Bush: fill Supreme Court vacancies promptly

George W. Bush on Sunday called late Supreme Court Chief Justice William Rehnquist "a man of character and dedication" and pledged to move quickly to nominate a successor. "There are now two vacancies on the Supreme Court and it will serve the best interests of the nation to fill those vacancies promptly," Bush said. "I will choose in a timely manner a highly qualified nominee."

Rehnquist's death on Saturday from thyroid cancer leaves a rare two openings on the high court and gives Bush the chance to move it to the right for decades to come. Bush's choice, which must be confirmed by the U.S. Senate, will be subject to intense political scrutiny given the enormous power the court wields at the top of the judicial branch of the U.S. government.

Rehnquist died a month before the court was to open its new session, and only days before the U.S. Senate was to open hearings on appeals court Judge John Roberts, whom Bush chose in July to replace retiring Justice Sandra Day O'Connor. Bush hailed the career of the conservative justice who pushed the closely divided nine-member court to the right in his more than 30 years on the bench.

"I was honored and I was deeply touched when he came to the Capitol for the swearing-in last January," Bush said of the ailing chief justice's appearance at his second inauguration. "He was a man of character and dedication.

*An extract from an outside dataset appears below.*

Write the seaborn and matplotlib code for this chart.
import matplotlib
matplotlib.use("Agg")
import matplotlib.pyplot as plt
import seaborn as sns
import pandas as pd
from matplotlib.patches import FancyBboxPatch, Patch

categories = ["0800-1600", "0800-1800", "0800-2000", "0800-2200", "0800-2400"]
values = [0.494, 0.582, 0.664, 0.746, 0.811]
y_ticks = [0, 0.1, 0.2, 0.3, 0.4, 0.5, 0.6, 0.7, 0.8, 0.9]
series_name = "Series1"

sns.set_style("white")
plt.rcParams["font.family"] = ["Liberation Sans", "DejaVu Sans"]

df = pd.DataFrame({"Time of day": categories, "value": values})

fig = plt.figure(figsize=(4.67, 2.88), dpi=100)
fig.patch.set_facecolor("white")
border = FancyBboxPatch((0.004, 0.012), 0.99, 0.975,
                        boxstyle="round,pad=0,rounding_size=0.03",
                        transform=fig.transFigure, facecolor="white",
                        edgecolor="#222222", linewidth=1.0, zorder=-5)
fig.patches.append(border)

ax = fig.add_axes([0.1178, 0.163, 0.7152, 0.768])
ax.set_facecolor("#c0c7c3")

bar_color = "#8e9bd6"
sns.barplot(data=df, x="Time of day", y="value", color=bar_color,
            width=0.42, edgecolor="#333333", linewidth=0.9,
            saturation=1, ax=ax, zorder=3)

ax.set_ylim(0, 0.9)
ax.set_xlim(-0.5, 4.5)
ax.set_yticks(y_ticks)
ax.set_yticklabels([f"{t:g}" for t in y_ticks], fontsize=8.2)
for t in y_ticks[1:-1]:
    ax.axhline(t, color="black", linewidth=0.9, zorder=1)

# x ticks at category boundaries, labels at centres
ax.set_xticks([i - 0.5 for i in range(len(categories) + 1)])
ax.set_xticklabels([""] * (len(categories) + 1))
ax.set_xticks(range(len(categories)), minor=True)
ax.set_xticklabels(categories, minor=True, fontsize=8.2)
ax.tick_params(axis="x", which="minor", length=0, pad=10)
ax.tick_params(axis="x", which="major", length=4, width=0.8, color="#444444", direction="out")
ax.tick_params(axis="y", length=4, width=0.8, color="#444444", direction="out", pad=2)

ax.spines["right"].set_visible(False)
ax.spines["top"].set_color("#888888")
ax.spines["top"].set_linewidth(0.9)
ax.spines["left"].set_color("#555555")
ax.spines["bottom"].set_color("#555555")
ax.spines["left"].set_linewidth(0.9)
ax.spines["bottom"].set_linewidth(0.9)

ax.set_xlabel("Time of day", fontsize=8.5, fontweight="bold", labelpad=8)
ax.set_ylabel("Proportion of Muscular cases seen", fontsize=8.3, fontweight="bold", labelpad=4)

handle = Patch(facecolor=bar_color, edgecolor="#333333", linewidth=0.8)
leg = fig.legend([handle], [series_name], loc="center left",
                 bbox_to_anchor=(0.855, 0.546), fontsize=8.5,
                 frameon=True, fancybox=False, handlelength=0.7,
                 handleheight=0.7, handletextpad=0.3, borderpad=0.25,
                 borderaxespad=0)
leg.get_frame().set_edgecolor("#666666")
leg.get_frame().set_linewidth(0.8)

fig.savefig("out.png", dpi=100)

His departure represents a great loss for the court and for our country."

For Bush, the second opening is a welcome if not unexpected opportunity to reshape the court, which has not had two openings since 1971. Rehnquist had been battling cancer for more than a year and the White House had been preparing to name his replacement before O'Connor's surprise announcement she was stepping down. Rehnquist carved out a record as one of the most conservative jurists in U.S. history on the court closely divided on such contentious issues as abortion, the death penalty and separation of church and state. The Supreme Court's decisions on constitutional issues are final, Reuters reports.